Remix.run Logo
phillipcarter 5 hours ago

Maybe it's because I spend a lot of time breaking up tasks beforehand to be highly specific and narrow, but I really don't run into issues like this at all.

A trivial example: whenever CC suggests doing more than one thing in a planning mode, just have it focus on each task and subtask separately, bounding each one by a commit. Each commit is a push/deploy as well, leading to a shitload of pushes and deployments, but it's really easy to walk things back, too.

toenail 4 hours ago | parent | next [-]

I thought everybody does this.. having a model create anything that isn't highly focused only leads to technical debt. I have used models to create complex software, but I do architecture and code reviews, and they are very necessary.

jkingsman 4 hours ago | parent | next [-]

Absolutely. Effective LLM-driven development means you need to adopt the persona of an intern manager with a big corpus of dev experience. Your job is to enforce effective work-plan design, call out corner cases, proactively resolve ambiguity, demand written specs and call out when they're not followed, understand what is and is not within the agent's ability for a single turn (which is evolving fast!), etc.

bityard 4 hours ago | parent | prev | next [-]

The use case that Anthropic pitches to its enterprise customers (my workplace is one) is that you pretty much tell CC what you want to do, then tell it generate a plan, then send it away to execute it. Legitimized vibe-coding, basically.

Of course they do say that you should review/test everything the tool creates, but in most contexts, it's sort of added as an afterthought.

2 hours ago | parent | prev | next [-]
[deleted]
an hour ago | parent | prev [-]
[deleted]
lelanthran 3 hours ago | parent | prev | next [-]

> Maybe it's because I spend a lot of time breaking up tasks beforehand to be highly specific and narrow, but I really don't run into issues like this at all.

I'm looking at the ticket opened, and you can't really be claiming that someone who did such a methodical deep dive into the issue, and presented a ton of supporting context to understand the problem, and further patiently collected evidence for this... does not know how to prompt well.

aforwardslash an hour ago | parent | next [-]

Its not about prompting; its about planning and plan reviewing before implementing; I sometimes spend days iterating on specification alone, then creating an implementation roadmap and then finally iterating on the implementation plan before writing a single line of code. Just like any formal development pipeline.
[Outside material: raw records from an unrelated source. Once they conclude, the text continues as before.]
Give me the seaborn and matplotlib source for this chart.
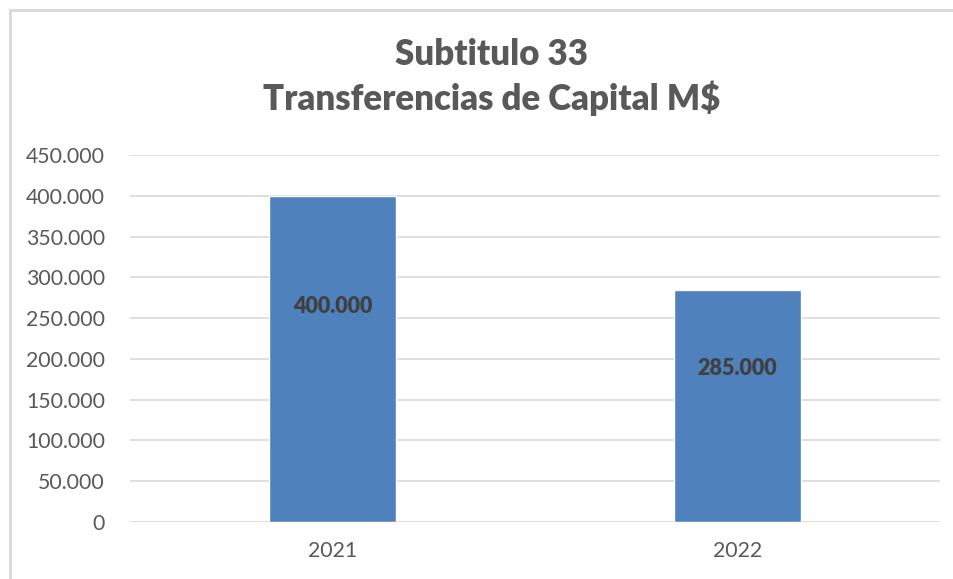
import pandas as pd
import matplotlib
matplotlib.use("Agg")
import matplotlib.pyplot as plt
import matplotlib.ticker as mticker
from matplotlib.patches import Rectangle
import seaborn as sns

# data
years = ["2021", "2022"]
amounts = [400000, 285000]
title = "Subtitulo 33\nTransferencias de Capital M$"

df = pd.DataFrame({"year": years, "amount": amounts})

sns.set_style("white")
plt.rcParams['font.family'] = ['Lato', 'DejaVu Sans']

fig = plt.figure(figsize=(9.54, 5.79), dpi=100)
ax = fig.add_axes([130 / 954, 1 - 522 / 579, 810 / 954, 367 / 579])

sns.barplot(x="year", y="amount", data=df, color="#4f81bd", width=0.315,
            saturation=1, ax=ax, zorder=3)

ax.set_ylim(0, 450000)
ax.set_yticks(range(0, 450001, 50000))

def fmt(v, pos=None):
    return f"{int(v):,}".replace(",", ".")

ax.yaxis.set_major_formatter(mticker.FuncFormatter(fmt))
ax.grid(axis="y", color="#d9d9d9", linewidth=1.2, zorder=0)
for s in ax.spines.values():
    s.set_visible(False)
ax.tick_params(axis="both", length=0, labelsize=15.3, labelcolor="#595959")
ax.tick_params(axis="y", pad=18)
ax.tick_params(axis="x", pad=14)
ax.set_xlabel("")
ax.set_ylabel("")

# value labels
for i, v in enumerate(amounts):
    ax.text(i, v * 0.66, fmt(v), ha="center", va="center", fontsize=15.5,
            fontweight="heavy", color="#404040", zorder=4)

fig.text(0.515, 1 - 77 / 579, title, ha="center", va="center", fontsize=25,
         fontweight="heavy", color="#595959", linespacing=1.35)

# chart border
fig.patches.append(Rectangle((10 / 954, -0.1), 1.2, 1.1 - 10 / 579,
                             transform=fig.transFigure, fill=False,
                             edgecolor="#d9d9d9", linewidth=2, figure=fig))

fig.savefig("out.png", dpi=100)
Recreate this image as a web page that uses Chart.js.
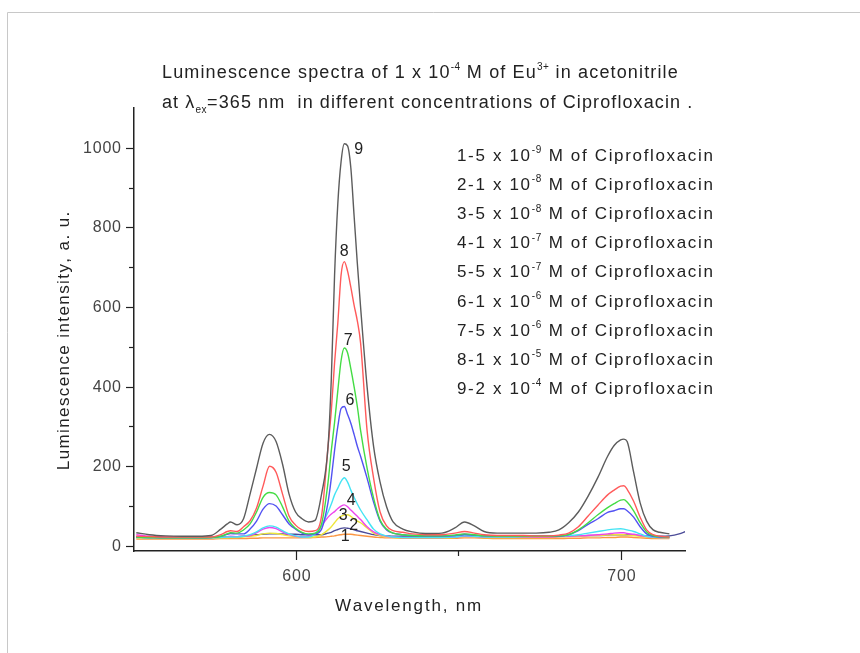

I started doing this a while ago (months) precisely because of issues as described.

On the other hand,analyzing prompts and deviations isnt that complex.. just ask Claude :)

FergusArgyll an hour ago | parent | prev | next [-]

The methodical guy confused visible reasoning traces in the UI with reasoning tokens & used claude to hallucinate a report

phillipcarter 3 hours ago | parent | prev [-]

Sure I can.

itmitica 4 hours ago | parent | prev | next [-]

I noticed a regression in review quality. You can try and break the task all you want, when it's crunch time, it takes a file from Gemini's book and silently quits trying and gets all sycophantic.

jonnycoder 4 hours ago | parent | prev [-]

I do the same but I often find that the subtasks are done in a very lazy way.